In the summer of 1959, everyone knows his place in Arizona. Michael Shaw is an alcoholic lawyer struggling with his reputation as the son of one of Mitchell County’s wealthiest, most successful attorneys. Toni Garcia, the first in her family to obtain a college degree, has returned to Borden, Arizona, because she’s worried about her father’s health. But as a Mexican American, she can’t get a teaching job in spite of her education and intellect. Their worlds collide when Michael is assigned to represent María Sánchez Curry in the bloody murder of her husband and Toni, desperate for work, accepts a job as the defendant’s interpreter.

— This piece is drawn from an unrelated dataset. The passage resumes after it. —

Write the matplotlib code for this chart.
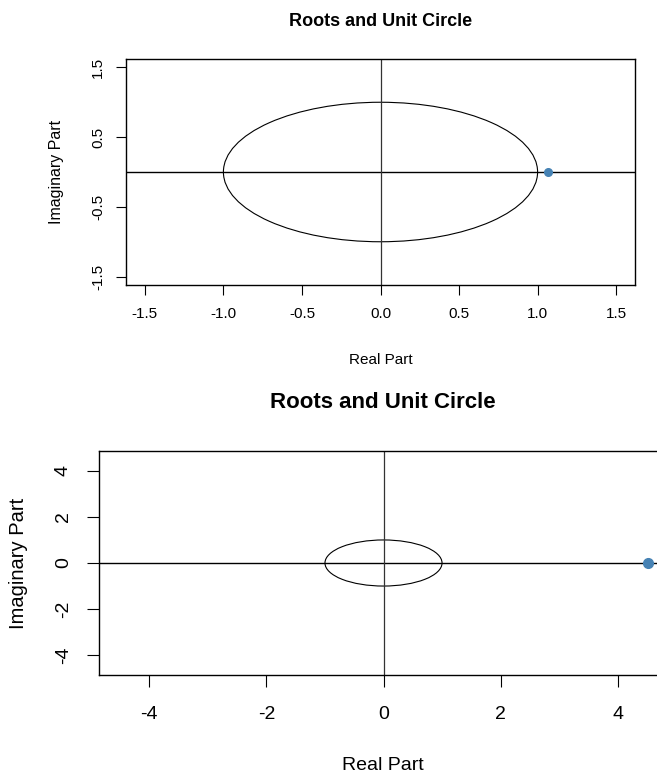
import matplotlib.pyplot as plt
from matplotlib.patches import Circle

plt.rcParams['font.family'] = ['Liberation Sans', 'DejaVu Sans']
plt.rcParams['axes.unicode_minus'] = False

# --- Data ---
title = "Roots and Unit Circle"
unit_radius = 1.0

# top panel: root close to the unit circle
top_root_re = [1.065]
top_root_im = [0.0]
top_ticks = [-1.5, -1.0, -0.5, 0.0, 0.5, 1.0, 1.5]
top_ytick_vals = [-1.5, -0.5, 0.5, 1.5]
top_lim = 1.62

# bottom panel: root far outside
bot_root_re = [4.51]
bot_root_im = [0.0]
bot_ticks = [-4, -2, 0, 2, 4]
bot_lim = 4.86

W, H = 657, 776
fig = plt.figure(figsize=(W / 100, H / 100), dpi=100)


def px_axes(left, right, top, bottom):
    return fig.add_axes([left / W, 1 - bottom / H, (right - left) / W, (bottom - top) / H])


def draw_panel(ax, re, im, lim, xt, yt, fs, tick_len, xpad, ypad, msize, fmt):
    ax.set_xlim(-lim, lim)
    ax.set_ylim(-lim, lim)
    ax.add_patch(Circle((0, 0), unit_radius, fill=False, edgecolor='black', linewidth=0.8))
    ax.axhline(0, color='black', linewidth=1.0)
    ax.axvline(0, color='#333333', linewidth=0.9)
    ax.plot(re, im, 'o', color='#4682B4', markersize=msize, zorder=5)
    ax.set_xticks(xt)
    ax.set_xticklabels([fmt(v) for v in xt])
    ax.set_yticks(yt)
    ax.set_yticklabels([fmt(v) for v in yt], rotation=90, va='center')
    for s in ax.spines.values():
        s.set_linewidth(1.0)
    ax.tick_params(axis='both', direction='out', length=tick_len, width=0.8, labelsize=fs)
    ax.tick_params(axis='x', pad=xpad)
    ax.tick_params(axis='y', pad=ypad)


# top panel
ax1 = px_axes(126, 635, 59, 285)
draw_panel(ax1, top_root_re, top_root_im, top_lim, top_ticks, top_ytick_vals,
           11, 7, 9, 8, 5.5, lambda v: f"{v:.1f}")
fig.text(380.5 / W, 1 - 22 / H, title, ha='center', va='center', fontsize=13, fontweight='bold')
fig.text(380.5 / W, 1 - 360 / H, "Real Part", ha='center', va='center', fontsize=11)
fig.text(57 / W, 1 - 172 / H, "Imaginary Part", ha='center', va='center', fontsize=11.5, rotation=90)

# bottom panel
ax2 = px_axes(99, 668, 451, 675)
draw_panel(ax2, bot_root_re, bot_root_im, bot_lim, bot_ticks, bot_ticks,
           14, 8.5, 14, 11, 7, lambda v: f"{v:d}")
fig.text(382.6 / W, 1 - 402 / H, title, ha='center', va='center', fontsize=16, fontweight='bold')
fig.text(382.6 / W, 1 - 766 / H, "Real Part", ha='center', va='center', fontsize=14)
fig.text(19 / W, 1 - 563 / H, "Imaginary Part", ha='center', va='center', fontsize=14.5, rotation=90)

fig.savefig('out.png', dpi=100)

María and Ben Curry’s tumultuous marriage was well documented by María’s many visits to the ER. The couple was also well-known at local bars, where they often drank to excess. But the killing of a white man by a Mexican woman—even in self-defense—is not permissible in a time when justice is determined by the good-old-boys’ club. Also unacceptable is the growing relationship between Michael and Toni, who fight to save María against all odds.
In this evocative exploration of class and race in 1950s America, Bobby Darin is on the juke box, Doris Day is on the silver screen and pink flamingos grace front yards. Former crime reporter Patricia Santos Marcantonio crafts a stirring tale of forbidden love in a world where democracy rules but due process and fair treatment aren’t as readily available on the wrong side of the tracks.
The novel was partly inspired by my days as a court reporter for a newspaper.